“An example of censorship on RTV! I want to publish the text about the Witness of the Decade, a partisan – a witness to the post-war massacres, in a visible place on the RTV web portal, but the editor Kaja Jakopič has been avoiding this for six days now, while the testimony is being summarised and published by our competition. This is censorship to the detriment of the readers! Who is benefitting from covering up crimes? Enough of that!” said Jože Možina, who was critical of the fact that certain RTV employees are doing everything in their power to ensure that the truth of the shocking interview with a repentant partisan, a witness to the horrific post-war massacres, does not reach the wider public. We are still checking to see why the editor of the MMC web portal, Kaja Jakopič, did not publish the conversation in a visible place on the portal.
“Let’s be honest: if we had a normal public television, we would be advertising this exclusive interview everywhere, even in newscasts. But in reality, the whole thing went out without any trailers, and with a delay. And we all know that it has a GREAT historical value (unlike the photos from the yacht). The rerun of the testimony will be on air on Saturday at 9 am on TVS2! Please retweet this. This is a sincere confession of one of the last direct witnesses of the post-war massacres and it is really worth watching. Whoever is not able to condemn all three totalitarianisms, despite everything the former partisan and president of the Association of Fighters of the National Liberation Movement just told us, has no basic morals and is not a democrat, but rather a threat to Slovenian society,” the RTV journalist and historian Jože Možina was critical this time, who usually interviews guests on his show, who have experienced the terror of the post-war massacres first-hand.
The show recorded a few days ago had a particularly great impact because the guest was one of the then-participants – Anotn Cizl. You can watch the show in its entirety on the RTV website. Let’s recap: This week, on the show Pričevalci (Witnesses) by Jože Možina, the guest was the almost one-century-old partisan who even presided over his local Association of Fighters of the National Liberation Movement for a while. In many ways, he is the most important witness of recent times, and what gives his testimony an indisputable historical significance is the revival of the memory of the killing of prisoners from Teharje in the summer of 1945, which he witnessed as a partisan. The cries and screams of innocent victims marked him and have accompanied him his whole life.
“It is a terrible burden,” he said. This is an extremely truthful testimony of a century-old partisan that reveals the secrets of the biggest crimes – the post-war massacres of civilians and prisoners, committed by the communist authorities at a time when the regime dictators in Slovenia were Edvard Kardelj, Boris Kidrič, Ivan Maček, Mitja Ribičič, and others. We have never heard such testimony before – at almost 100 years old, Anton Cizel laid a burden off his conscience. As a partisan guard, he drove the prisoners to the killing sites in Mostec and Huda jama. “The whole thing was led by the communists… There were guards on each side of the column as the prisoners walked towards the river Sava, where they were shot and thrown into a ditch. Women cried before they were killed, they were young, and they had children…”

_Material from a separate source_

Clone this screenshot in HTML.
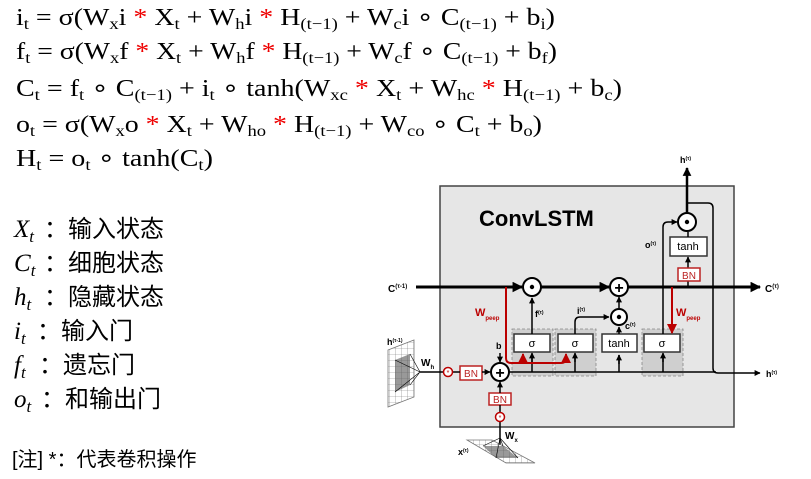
<!DOCTYPE html>
<html><head><meta charset="utf-8"><style>
html,body{margin:0;padding:0;background:#fff;}
svg{display:block;}
.eq{font-family:"Liberation Serif",serif;font-size:24px;fill:#000;}
.sub{font-size:16px;}
.r{fill:#e00;}
.cj{font-family:"Liberation Sans","Noto Sans CJK SC",sans-serif;font-size:24px;}
.it{font-family:"Liberation Serif",serif;font-style:italic;font-size:25px;}
.d{font-family:"Liberation Sans",sans-serif;font-weight:bold;}
</style></head><body>
<svg width="811" height="479" viewBox="0 0 811 479" xmlns="http://www.w3.org/2000/svg">
<defs>
<marker id="a" viewBox="0 0 10 10" refX="9" refY="5" markerWidth="4" markerHeight="3.5" orient="auto"><path d="M0,0L10,5L0,10z" fill="#000"/></marker>
<marker id="a2" viewBox="0 0 10 10" refX="9" refY="5" markerWidth="5" markerHeight="4" orient="auto"><path d="M0,0L10,5L0,10z" fill="#000"/></marker>
<marker id="ar" viewBox="0 0 10 10" refX="9" refY="5" markerWidth="5" markerHeight="5" orient="auto"><path d="M0,0L10,5L0,10z" fill="#b00"/></marker>
<marker id="ab" viewBox="0 0 10 10" refX="9" refY="5" markerWidth="4" markerHeight="4" orient="auto"><path d="M0,0L10,5L0,10z" fill="#000"/></marker>
<pattern id="g" width="6" height="6" patternUnits="userSpaceOnUse"><path d="M0,0H6V6" fill="none" stroke="#777" stroke-width="0.6"/></pattern>
</defs>
<!-- equations -->
<text class="eq" x="16" y="25" textLength="539" lengthAdjust="spacingAndGlyphs">i<tspan class="sub" dy="4">t</tspan><tspan dy="-4"> = σ(W</tspan><tspan class="sub" dy="4">x</tspan><tspan dy="-4">i </tspan><tspan class="r">*</tspan> X<tspan class="sub" dy="4">t</tspan><tspan dy="-4"> + W</tspan><tspan class="sub" dy="4">h</tspan><tspan dy="-4">i </tspan><tspan class="r">*</tspan> H<tspan class="sub" dy="4">(t−1)</tspan><tspan dy="-4"> + W</tspan><tspan class="sub" dy="4">c</tspan><tspan dy="-4">i ∘ C</tspan><tspan class="sub" dy="4">(t−1)</tspan><tspan dy="-4"> + b</tspan><tspan class="sub" dy="4">i</tspan><tspan dy="-4">)</tspan></text>
<text class="eq" x="16" y="59" textLength="541" lengthAdjust="spacingAndGlyphs">f<tspan class="sub" dy="4">t</tspan><tspan dy="-4"> = σ(W</tspan><tspan class="sub" dy="4">x</tspan><tspan dy="-4">f </tspan><tspan class="r">*</tspan> X<tspan class="sub" dy="4">t</tspan><tspan dy="-4"> + W</tspan><tspan class="sub" dy="4">h</tspan><tspan dy="-4">f </tspan><tspan class="r">*</tspan> H<tspan class="sub" dy="4">(t−1)</tspan><tspan dy="-4"> + W</tspan><tspan class="sub" dy="4">c</tspan><tspan dy="-4">f ∘ C</tspan><tspan class="sub" dy="4">(t−1)</tspan><tspan dy="-4"> + b</tspan><tspan class="sub" dy="4">f</tspan><tspan dy="-4">)</tspan></text>
<text class="eq" x="16" y="96" textLength="606" lengthAdjust="spacingAndGlyphs">C<tspan class="sub" dy="4">t</tspan><tspan dy="-4"> = f</tspan><tspan class="sub" dy="4">t</tspan><tspan dy="-4"> ∘ C</tspan><tspan class="sub" dy="4">(t−1)</tspan><tspan dy="-4"> + i</tspan><tspan class="sub" dy="4">t</tspan><tspan dy="-4"> ∘ tanh(W</tspan><tspan class="sub" dy="4">xc</tspan><tspan dy="-4"> </tspan><tspan class="r">*</tspan> X<tspan class="sub" dy="4">t</tspan><tspan dy="-4"> + W</tspan><tspan class="sub" dy="4">hc</tspan><tspan dy="-4"> </tspan><tspan class="r">*</tspan> H<tspan class="sub" dy="4">(t−1)</tspan><tspan dy="-4"> + b</tspan><tspan class="sub" dy="4">c</tspan><tspan dy="-4">)</tspan></text>
<text class="eq" x="16" y="132" textLength="526" lengthAdjust="spacingAndGlyphs">o<tspan class="sub" dy="4">t</tspan><tspan dy="-4"> = σ(W</tspan><tspan class="sub" dy="4">x</tspan><tspan dy="-4">o </tspan><tspan class="r">*</tspan> X<tspan class="sub" dy="4">t</tspan><tspan dy="-4"> + W</tspan><tspan class="sub" dy="4">ho</tspan><tspan dy="-4"> </tspan><tspan class="r">*</tspan> H<tspan class="sub" dy="4">(t−1)</tspan><tspan dy="-4"> + W</tspan><tspan class="sub" dy="4">co</tspan><tspan dy="-4"> ∘ C</tspan><tspan class="sub" dy="4">t</tspan><tspan dy="-4"> + b</tspan><tspan class="sub" dy="4">o</tspan><tspan dy="-4">)</tspan></text>
<text class="eq" x="16" y="166" textLength="197" lengthAdjust="spacingAndGlyphs">H<tspan class="sub" dy="4">t</tspan><tspan dy="-4"> = o</tspan><tspan class="sub" dy="4">t</tspan><tspan dy="-4"> ∘ tanh(C</tspan><tspan class="sub" dy="4">t</tspan><tspan dy="-4">)</tspan></text>
<!-- legend -->
<g>
<text class="it" x="14" y="237">X<tspan font-size="17" dy="5">t</tspan></text><text class="cj" x="44" y="237">：输入状态</text>
<text class="it" x="14" y="271">C<tspan font-size="17" dy="5">t</tspan></text><text class="cj" x="44" y="271">：细胞状态</text>
<text class="it" x="14" y="305">h<tspan font-size="17" dy="5">t</tspan></text><text class="cj" x="44" y="305">：隐藏状态</text>
<text class="it" x="14" y="339">i<tspan font-size="17" dy="5">t</tspan></text><text class="cj" x="37" y="339">：输入门</text>
<text class="it" x="14" y="373">f<tspan font-size="17" dy="5">t</tspan></text><text class="cj" x="39" y="373">：遗忘门</text>
<text class="it" x="14" y="407">o<tspan font-size="17" dy="5">t</tspan></text><text class="cj" x="41" y="407">：和输出门</text>
<text x="12" y="466" font-family="Liberation Sans,Noto Sans CJK SC,sans-serif" font-size="20">[注] *：代表卷积操作</text>
</g>
<!-- diagram -->
<rect x="440" y="186" width="294" height="241" fill="#e6e6e6" stroke="#444" stroke-width="1.5"/>
<text class="d" x="479" y="226" font-size="22">ConvLSTM</text>
<g fill="#cfcfcf" stroke="#888" stroke-dasharray="3,2" stroke-width="0.8">
<rect x="512" y="329" width="41" height="47"/><rect x="555" y="329" width="41" height="47"/><rect x="642" y="329" width="41" height="47"/>
</g>
<line x1="416" y1="287" x2="522" y2="287" stroke="#000" stroke-width="3" marker-end="url(#a)"/>
<line x1="541" y1="287" x2="609" y2="287" stroke="#000" stroke-width="3" marker-end="url(#a)"/>
<line x1="628" y1="287" x2="760" y2="287" stroke="#000" stroke-width="3" marker-end="url(#a)"/>
<text class="d" x="388" y="292" font-size="10">C<tspan font-size="6" dy="-4">(τ-1)</tspan></text>
<text class="d" x="765" y="292" font-size="10">C<tspan font-size="6" dy="-4">(τ)</tspan></text>
<path d="M509,372 H716 M532,372 V354 M575,372 V354 M619,372 V355 M663,372 V354" fill="none" stroke="#000" stroke-width="1.5"/>
<line x1="532" y1="362" x2="532" y2="353" stroke="#000" stroke-width="1.5" marker-end="url(#ab)"/>
<line x1="575" y1="362" x2="575" y2="353" stroke="#000" stroke-width="1.5" marker-end="url(#ab)"/>
<line x1="619" y1="364" x2="619" y2="355" stroke="#000" stroke-width="1.5" marker-end="url(#ab)"/>
<line x1="663" y1="362" x2="663" y2="353" stroke="#000" stroke-width="1.5" marker-end="url(#ab)"/>
<g fill="#fff" stroke="#333" stroke-width="1.5">
<rect x="514" y="334" width="36" height="18"/><rect x="558" y="334" width="35" height="18"/><rect x="602" y="334" width="35" height="18"/><rect x="644" y="334" width="36" height="18"/><rect x="670" y="237" width="37" height="19"/>
</g>
<g font-family="Liberation Sans,sans-serif" font-size="11" text-anchor="middle">
<text x="532" y="347">σ</text><text x="575" y="347">σ</text><text x="619" y="347">tanh</text><text x="662" y="347">σ</text><text x="688" y="250">tanh</text>
</g>
<line x1="532" y1="334" x2="532" y2="298" stroke="#000" stroke-width="1.5" marker-end="url(#ab)"/>
<path d="M575,334 V322 Q575,317 580,317 H609" fill="none" stroke="#000" stroke-width="1.5" marker-end="url(#ab)"/>
<line x1="619" y1="334" x2="619" y2="327" stroke="#000" stroke-width="1.5" marker-end="url(#ab)"/>
<line x1="619" y1="308" x2="619" y2="297" stroke="#000" stroke-width="1.5" marker-end="url(#ab)"/>
<text class="d" x="535" y="317" font-size="9">f<tspan font-size="5" dy="-3">(τ)</tspan></text>
<text class="d" x="577" y="314" font-size="9">i<tspan font-size="5" dy="-3">(τ)</tspan></text>
<text class="d" x="625" y="329" font-size="9">c<tspan font-size="5" dy="-3">(τ)</tspan></text>
<text class="d" x="645" y="248" font-size="9">o<tspan font-size="5" dy="-3">(τ)</tspan></text>
<path d="M663,334 V227 Q663,222 668,222 H677" fill="none" stroke="#000" stroke-width="1.5" marker-end="url(#ab)"/>
<line x1="688" y1="268" x2="688" y2="257" stroke="#000" stroke-width="1.5" marker-end="url(#ab)"/>
<line x1="688" y1="287" x2="688" y2="281" stroke="#000" stroke-width="1.5"/>
<line x1="688" y1="237" x2="688" y2="232" stroke="#000" stroke-width="1.5"/>
<line x1="687" y1="212" x2="687" y2="168" stroke="#000" stroke-width="2.5" marker-end="url(#a)"/>
<path d="M687,203 H708 Q713,203 713,208 V368 Q713,373 718,373 H760" fill="none" stroke="#000" stroke-width="1.5" marker-end="url(#a2)"/>
<text class="d" x="680" y="163" font-size="9">h<tspan font-size="5" dy="-3">(τ)</tspan></text>
<text class="d" x="766" y="377" font-size="9">h<tspan font-size="5" dy="-3">(τ)</tspan></text>
<g fill="#fff" stroke="#b22" stroke-width="1.5"><rect x="678" y="268" width="22" height="13"/><rect x="460" y="366" width="22" height="14"/><rect x="489" y="393" width="22" height="12"/></g>
<g fill="#b22" font-family="Liberation Sans,sans-serif" font-size="10" text-anchor="middle"><text x="689" y="279">BN</text><text x="471" y="377">BN</text><text x="500" y="403">BN</text></g>
<g fill="#fff" stroke="#000" stroke-width="2">
<circle cx="532" cy="287" r="9"/><circle cx="619" cy="287" r="9"/><circle cx="619" cy="317" r="8"/><circle cx="687" cy="222" r="9"/><circle cx="500" cy="372" r="9"/>
</g>
<g font-family="Liberation Sans,sans-serif" font-weight="bold" text-anchor="middle">
<circle cx="532" cy="287" r="2.2"/><circle cx="619" cy="317" r="2.2"/><circle cx="687" cy="222" r="2.2"/>
<text x="619" y="293" font-size="16">+</text><text x="500" y="378" font-size="16">+</text>
</g>
<path d="M506,287 V358 Q506,363 511,363 H561 Q566,363 566,358 V354" fill="none" stroke="#b00" stroke-width="2" marker-end="url(#ar)"/>
<line x1="523" y1="363" x2="523" y2="354" stroke="#b00" stroke-width="2" marker-end="url(#ar)"/>
<line x1="672" y1="287" x2="672" y2="333" stroke="#b00" stroke-width="2" marker-end="url(#ar)"/>
<text x="475" y="316" fill="#b00" font-family="Liberation Sans,sans-serif" font-weight="bold" font-size="11">W<tspan font-size="6" dy="4">peep</tspan></text>
<text x="676" y="316" fill="#b00" font-family="Liberation Sans,sans-serif" font-weight="bold" font-size="11">W<tspan font-size="6" dy="4">peep</tspan></text>
<line x1="500" y1="353" x2="500" y2="362" stroke="#000" stroke-width="1.5" marker-end="url(#ab)"/>
<text class="d" x="496" y="349" font-size="9">b</text>
<line x1="500" y1="393" x2="500" y2="382" stroke="#000" stroke-width="1.5" marker-end="url(#ab)"/>
<line x1="500" y1="445" x2="500" y2="422" stroke="#000" stroke-width="1.5"/>
<line x1="500" y1="412" x2="500" y2="405" stroke="#000" stroke-width="1.5"/>
<line x1="420" y1="372" x2="444" y2="372" stroke="#000" stroke-width="1.5"/>
<line x1="453" y1="372" x2="460" y2="372" stroke="#000" stroke-width="1.5"/>
<line x1="482" y1="372" x2="490" y2="372" stroke="#000" stroke-width="1.5" marker-end="url(#ab)"/>
<g fill="#fff" stroke="#b00" stroke-width="1.5"><circle cx="448" cy="372" r="4.5"/><circle cx="500" cy="417" r="4.5"/></g>
<g fill="#b00" font-size="7" text-anchor="middle" font-family="Liberation Sans,sans-serif"><text x="448" y="375">*</text><text x="500" y="420">*</text></g>
<polygon points="388,350 414,340 414,397 388,407" fill="url(#g)" stroke="#777" stroke-width="0.8"/>
<polygon points="395,360 410,354 410,385 395,392" fill="#555" opacity="0.6"/>
<path d="M395,360 L420,372 M395,392 L420,372 M410,354 L420,372 M410,385 L420,372" stroke="#000" stroke-width="0.6"/>
<polygon points="467,440 492,440 535,463 506,463" fill="url(#g)" stroke="#777" stroke-width="0.8"/>
<polygon points="483,446 503,446 518,458 496,458" fill="#555" opacity="0.6"/>
<path d="M483,446 L500,438 M503,446 L500,438 M518,458 L500,438 M496,458 L500,438" stroke="#000" stroke-width="0.6"/>
<text class="d" x="387" y="345" font-size="9">h<tspan font-size="5" dy="-3">(τ-1)</tspan></text>
<text class="d" x="421" y="366" font-size="10">W<tspan font-size="6" dy="3">h</tspan></text>
<text class="d" x="505" y="439" font-size="10">W<tspan font-size="6" dy="3">x</tspan></text>
<text class="d" x="458" y="455" font-size="9">x<tspan font-size="5" dy="-3">(τ)</tspan></text>
</svg>
</body></html>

They cut off pregnant women’s breasts and poured schnapps over their wounds
Cizel described in horror how they used to drive the innocent prisoners to the killing site. Through Brežice in Mostec near Dobova, where the archaeologists also found the remains of many people who were murdered after the Second World War. Namely, they found the remains of at least 139 people that were parts of separate groups, archaeologists said. “It stays with you,” said Cizel, confirming that he often returns to the times of the mass killings in his mind. “These are painful memories, a terrible burden. I can still hear their cries. I only heard gunfire. There were fewer and fewer screams.” When the prisoners were loaded into a car, no one in Teharje knew they were going to their graves. “It was only when we got there, and they saw people with shovels that they knew. And then came the tears. Below the field, there was a trench, and further down, there was the river Sava. That is where they killed them. I talked to them while driving them there, I asked one woman why she was locked up, but she did not even know why. She was a waitress, working in a shop. I also remember an older man, who was a shoemaker, and I gave him a cigarette that had some value at the time.”
“Or I gave a crust of bread to some woman here and there,” he recalled, noting that oftentimes, he did what he was not supposed to – he helped the prisoners. The people Cizel drove to the killing site were never questioned by anyone. “Nobody asked them a thing; they just killed them. And that is terribly painful.” The main actor in all of this was the party. “The party was the leader of this whole operation. It was practically god-like; whatever they said, that is what had to be done.”
“One of the members of the association beat up a priest there, he dragged him up the stairs, and later you could see that he was regretting it, he just blankly stared ahead. But the Association of Fighters never made an effort to eliminate those who killed from their ranks.” “Those who killed were mostly members of the party, and they protected each other,” he said. “They took the land from farmers; they took the shops from the shopkeepers. They cut off the breasts of women who were pregnant or had children and their poured schnapps over their wounds,” Cizel recalled with horror and tears in his eyes. “You are never able to get something like that out of your head, never. All of these images still haunt me.” He said that memories still haunt him and that some soldiers even committed suicide because of it after the war.